Instructions for the task:
The listing below should be printed exactly, every line of it. Skip the pictures.

Given material:
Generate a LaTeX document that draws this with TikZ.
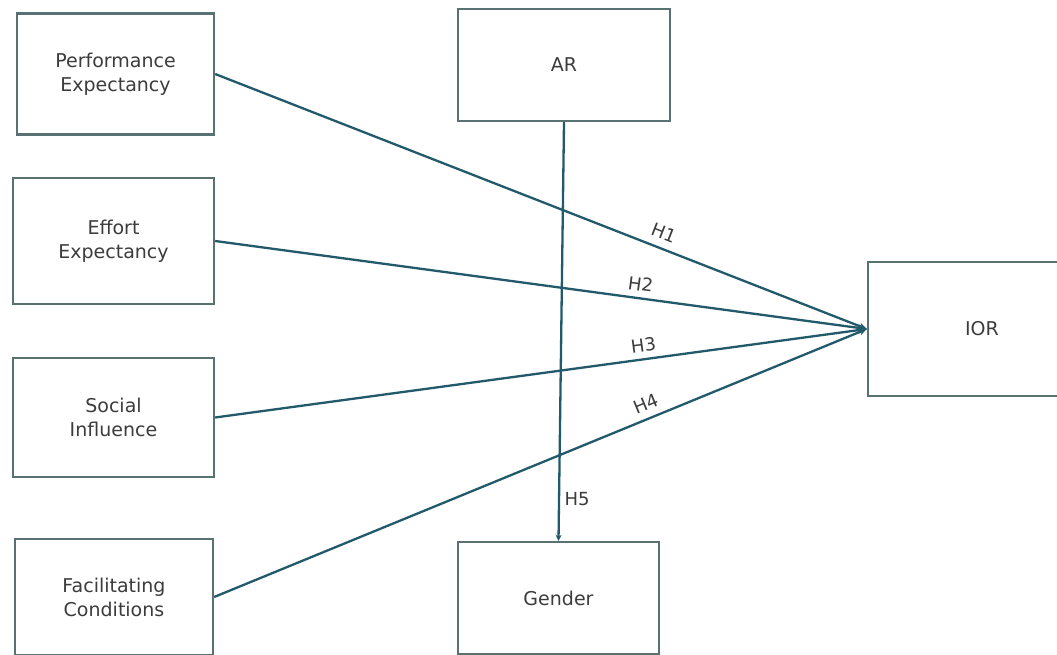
\documentclass[tikz,border=0pt]{standalone}
\usepackage{fontspec}
\setmainfont{DejaVu Sans}
\usetikzlibrary{arrows.meta}
\definecolor{linkteal}{RGB}{34, 90, 108}
\definecolor{boxgray}{RGB}{88, 114, 114}
\definecolor{txtgray}{RGB}{60, 60, 60}

\begin{document}
\begin{tikzpicture}[x=1pt, y=-1pt,
        box/.style={draw=boxgray, line width=2.3pt, fill=white, align=center, text=txtgray,
          font=\fontsize{19}{24}\selectfont, inner sep=0pt},
        arr/.style={-{Stealth[length=8pt, width=7pt]}, line width=2.3pt, linkteal},
        hyp/.style={text=txtgray, font=\fontsize{18}{20}\selectfont}
      ]
        \path[use as bounding box, fill=white] (0,0) rectangle (1057,655);
        \clip (0,0) rectangle (1057,655);
        % constructs on the left
        \node[box, minimum width=197pt, minimum height=121pt] (pe) at (115.5,74) {Performance\\Expectancy};
        \node[box, minimum width=201pt, minimum height=126pt] (ee) at (113.5,241) {Effort\\Expectancy};
        \node[box, minimum width=201pt, minimum height=119pt] (si) at (113.5,417.5) {Social\\Influence};
        \node[box, minimum width=198pt, minimum height=116pt] (fc) at (114,597) {Facilitating\\Conditions};
        % moderators and outcome
        \node[box, minimum width=212pt, minimum height=112pt] (ar) at (564,65) {AR};
        \node[box, minimum width=201pt, minimum height=112pt] (gender) at (558.5,598) {Gender};
        \node[box, minimum width=228pt, minimum height=134pt] (ior) at (982,329) {IOR};
        \draw[arr] (pe.east) -- node[hyp, pos=0.68, sloped, above=4pt] {H1} (ior.west);
        \draw[arr] (ee.east) -- node[hyp, pos=0.65, sloped, above=3pt] {H2} (ior.west);
        \draw[arr] (si.east) -- node[hyp, pos=0.66, sloped, above=3pt] {H3} (ior.west);
        \draw[arr] (fc.east) -- node[hyp, pos=0.67, sloped, above=4pt] {H4} (ior.west);
        \draw[arr, -{Stealth[length=6pt, width=6pt]}] (ar.south) -- node[hyp, pos=0.9, right=1pt] {H5} (gender.north);
      \end{tikzpicture}
\end{document}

Exercise answer:
Generate a LaTeX document that draws this with TikZ.
\documentclass[tikz,border=0pt]{standalone}
\usepackage{fontspec}
\setmainfont{DejaVu Sans}
\usetikzlibrary{arrows.meta}
\definecolor{linkteal}{RGB}{34, 90, 108}
\definecolor{boxgray}{RGB}{88, 114, 114}
\definecolor{txtgray}{RGB}{60, 60, 60}

\begin{document}
\begin{tikzpicture}[x=1pt, y=-1pt,
        box/.style={draw=boxgray, line width=2.3pt, fill=white, align=center, text=txtgray,
          font=\fontsize{19}{24}\selectfont, inner sep=0pt},
        arr/.style={-{Stealth[length=8pt, width=7pt]}, line width=2.3pt, linkteal},
        hyp/.style={text=txtgray, font=\fontsize{18}{20}\selectfont}
      ]
        \path[use as bounding box, fill=white] (0,0) rectangle (1057,655);
        \clip (0,0) rectangle (1057,655);
        % constructs on the left
        \node[box, minimum width=197pt, minimum height=121pt] (pe) at (115.5,74) {Performance\\Expectancy};
        \node[box, minimum width=201pt, minimum height=126pt] (ee) at (113.5,241) {Effort\\Expectancy};
        \node[box, minimum width=201pt, minimum height=119pt] (si) at (113.5,417.5) {Social\\Influence};
        \node[box, minimum width=198pt, minimum height=116pt] (fc) at (114,597) {Facilitating\\Conditions};
        % moderators and outcome
        \node[box, minimum width=212pt, minimum height=112pt] (ar) at (564,65) {AR};
        \node[box, minimum width=201pt, minimum height=112pt] (gender) at (558.5,598) {Gender};
        \node[box, minimum width=228pt, minimum height=134pt] (ior) at (982,329) {IOR};
        \draw[arr] (pe.east) -- node[hyp, pos=0.68, sloped, above=4pt] {H1} (ior.west);
        \draw[arr] (ee.east) -- node[hyp, pos=0.65, sloped, above=3pt] {H2} (ior.west);
        \draw[arr] (si.east) -- node[hyp, pos=0.66, sloped, above=3pt] {H3} (ior.west);
        \draw[arr] (fc.east) -- node[hyp, pos=0.67, sloped, above=4pt] {H4} (ior.west);
        \draw[arr, -{Stealth[length=6pt, width=6pt]}] (ar.south) -- node[hyp, pos=0.9, right=1pt] {H5} (gender.north);
      \end{tikzpicture}
\end{document}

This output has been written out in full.